First-quarter revenue of 36.6 billion yuan (4 billion pounds) exceeded analysts' estimate of 35.65 billion yuan, according to Thomson Reuters I/B/E/S.
Gross merchandise volume (GMV), or the total value of goods sold on JD.com, nearly doubled to 87.8 billion yuan ($14.14 billion) in the quarter ended March, with roughly 42 percent of all fulfilled orders coming from mobile devices, the company said.
Excluding certain items, losses widened to 2 cents per American depositary share, from 1 cent, as it spent heavily to broaden its inventory and on marketing.
The Beijing-based company's business, like bigger U.S. peer Amazon.com Inc (NASDAQ:AMZN)'s, is built on selling products it purchases through its own logistics network. Alibaba (NYSE:BABA) Group Holding Ltd, on the other hand, has grown its business quickly by connecting sellers to buyers rather than stocking its own merchandise.
The difference in business models has allowed JD.com to market itself as a purveyor of authentic goods, while its larger rival has wrestled with occasional, high-profile controversies over fake products.

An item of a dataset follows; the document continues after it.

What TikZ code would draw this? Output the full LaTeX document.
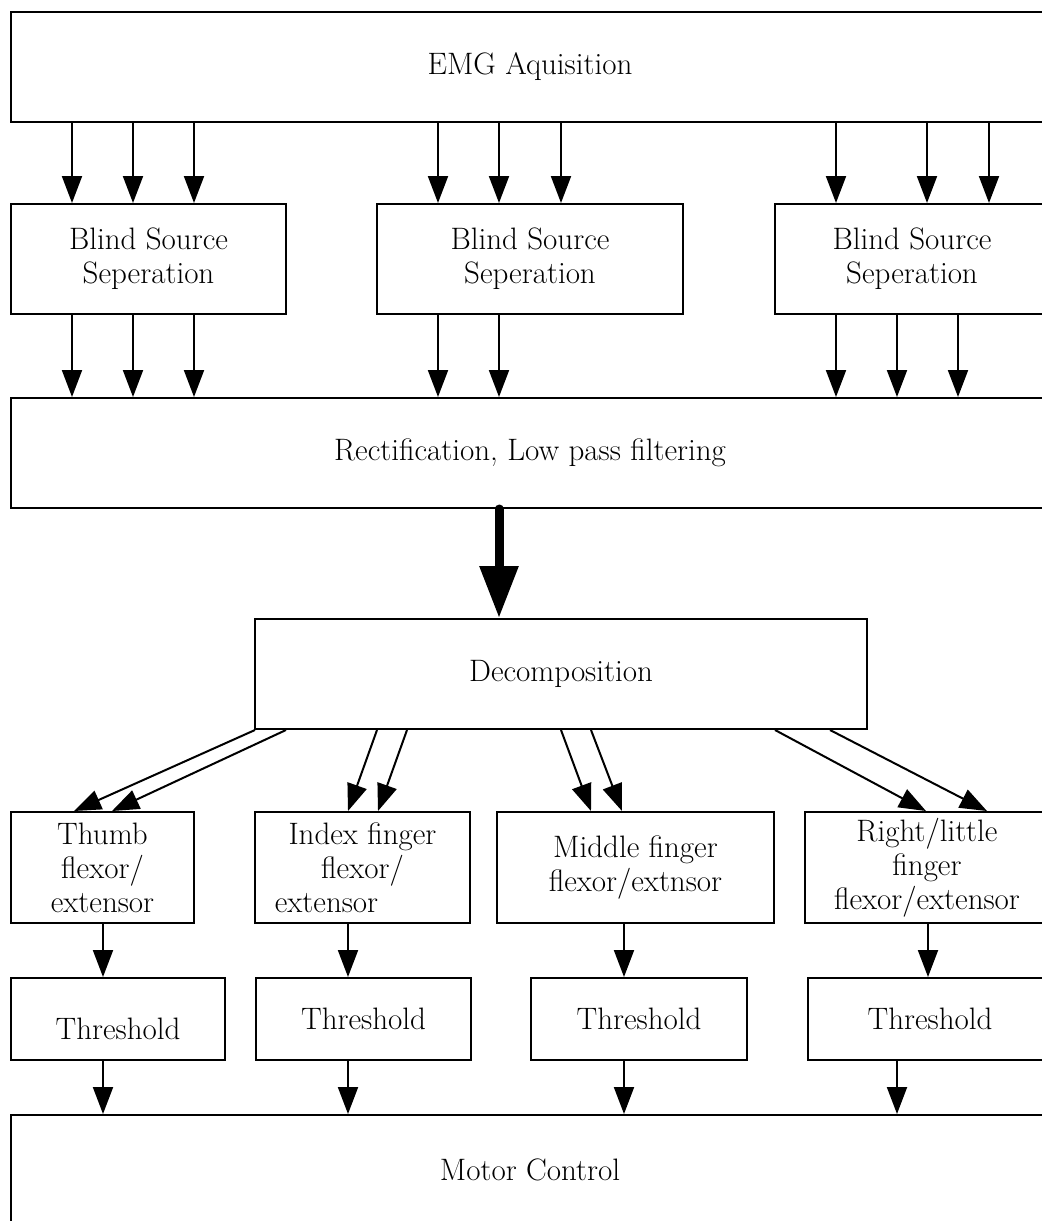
\documentclass[tikz,border=0pt]{standalone}
\usetikzlibrary{arrows.meta,positioning}
\tikzset{
  blk/.style={draw, line width=1pt, align=center, inner sep=0pt, font=\fontsize{15.5}{17}\selectfont},
  arr/.style={line width=1pt, -{Triangle[width=10pt,length=13.5pt]}},
  fatarr/.style={line width=4.5pt, line cap=round, -{Triangle[width=18.5pt,length=26pt]}}
}
\begin{document}
\begin{tikzpicture}[x=0.5pt, y=-0.5pt]
				\useasboundingbox (0,0) rectangle (1042,1221);
				\clip (0,0) rectangle (1042,1221);
				% boxes
				\node[blk, minimum width=519pt, minimum height=55pt] (emg) at (530,67) {EMG Aquisition};
				\node[blk, minimum width=137.5pt, minimum height=55pt] (bss1) at (148.5,259) {Blind Source\\Seperation};
				\node[blk, minimum width=153pt, minimum height=55pt] (bss2) at (530,259) {Blind Source\\Seperation};
				\node[blk, minimum width=137pt, minimum height=55pt] (bss3) at (912,259) {Blind Source\\Seperation};
				\node[blk, minimum width=519pt, minimum height=55pt] (rect) at (530,453) {Rectification, Low pass filtering};
				\node[blk, minimum width=306pt, minimum height=55pt] (decomp) at (561,674) {Decomposition};
				\node[blk, minimum width=91.5pt, minimum height=55.5pt] (thumb) at (102.5,867.5) {Thumb\\flexor/\\extensor};
				\node[blk, minimum width=107.5pt, minimum height=55.5pt] (index) at (362.5,867.5) {Index finger\\flexor/\\extensor\hspace*{36pt}};
				\node[blk, minimum width=138.5pt, minimum height=55.5pt] (middle) at (635.5,867.5) {Middle finger\\flexor/extnsor};
				\node[blk, minimum width=122pt, minimum height=55.5pt] (little) at (927,867.5) {Right/little\\finger\\flexor/extensor};
				\node[blk, minimum width=107pt, minimum height=41pt, text height=21pt] (th1) at (118,1019) {Threshold};
				\node[blk, minimum width=107.5pt, minimum height=41pt] (th2) at (363.5,1019) {Threshold};
				\node[blk, minimum width=108pt, minimum height=41pt] (th3) at (639,1019) {Threshold};
				\node[blk, minimum width=122pt, minimum height=41pt] (th4) at (930,1019) {Threshold};
				\node[blk, minimum width=519pt, minimum height=55pt] (motor) at (530,1170) {Motor Control};
				% acquisition to separation
				\draw[arr] (emg.south -| 72,0) -- (bss1.north -| 72,0);
				\draw[arr] (emg.south -| 133,0) -- (bss1.north -| 133,0);
				\draw[arr] (emg.south -| 194,0) -- (bss1.north -| 194,0);
				\draw[arr] (emg.south -| 438,0) -- (bss2.north -| 438,0);
				\draw[arr] (emg.south -| 499,0) -- (bss2.north -| 499,0);
				\draw[arr] (emg.south -| 561,0) -- (bss2.north -| 561,0);
				\draw[arr] (emg.south -| 836,0) -- (bss3.north -| 836,0);
				\draw[arr] (emg.south -| 927,0) -- (bss3.north -| 927,0);
				\draw[arr] (emg.south -| 989,0) -- (bss3.north -| 989,0);
				% separation to rectification
				\draw[arr] (bss1.south -| 72,0) -- (rect.north -| 72,0);
				\draw[arr] (bss1.south -| 133,0) -- (rect.north -| 133,0);
				\draw[arr] (bss1.south -| 194,0) -- (rect.north -| 194,0);
				\draw[arr] (bss2.south -| 438,0) -- (rect.north -| 438,0);
				\draw[arr] (bss2.south -| 499,0) -- (rect.north -| 499,0);
				\draw[arr] (bss3.south -| 836,0) -- (rect.north -| 836,0);
				\draw[arr] (bss3.south -| 897,0) -- (rect.north -| 897,0);
				\draw[arr] (bss3.south -| 958,0) -- (rect.north -| 958,0);
				\draw[fatarr] (rect.south -| 499,0) -- (decomp.north -| 499,0);
				% decomposition to fingers
				\draw[arr] (decomp.south -| 255,0) -- (thumb.north -| 74,0);
				\draw[arr] (decomp.south -| 286,0) -- (thumb.north -| 112,0);
				\draw[arr] (decomp.south -| 377,0) -- (index.north -| 348,0);
				\draw[arr] (decomp.south -| 407,0) -- (index.north -| 378,0);
				\draw[arr] (decomp.south -| 561,0) -- (middle.north -| 591,0);
				\draw[arr] (decomp.south -| 591,0) -- (middle.north -| 622,0);
				\draw[arr] (decomp.south -| 775,0) -- (little.north -| 926,0);
				\draw[arr] (decomp.south -| 830,0) -- (little.north -| 987,0);
				% fingers to threshold to motor
				\draw[arr] (thumb.south -| 103,0) -- (th1.north -| 103,0);
				\draw[arr] (index.south -| 348,0) -- (th2.north -| 348,0);
				\draw[arr] (middle.south -| 624,0) -- (th3.north -| 624,0);
				\draw[arr] (little.south -| 928,0) -- (th4.north -| 928,0);
				\draw[arr] (th1.south -| 103,0) -- (motor.north -| 103,0);
				\draw[arr] (th2.south -| 348,0) -- (motor.north -| 348,0);
				\draw[arr] (th3.south -| 624,0) -- (motor.north -| 624,0);
				\draw[arr] (th4.south -| 897,0) -- (motor.north -| 897,0);
\end{tikzpicture}
\end{document}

When JD.com announced in April that it would sell and warehouse clothes from Japanese giant Uniqlo, the e-tailer touted the deal as an example of its growing ability to offer customers mainstream labels and authentic clothes.
JD.com last month launched its JD Worldwide cross-border online shopping platform, a challenger to Alibaba's Tmall Global service.
It also announced on Friday its participation in a $500 million investment in Tuniu Corp.
The company's U.S.-listed shares have risen close to 60 percent since its IPO last May.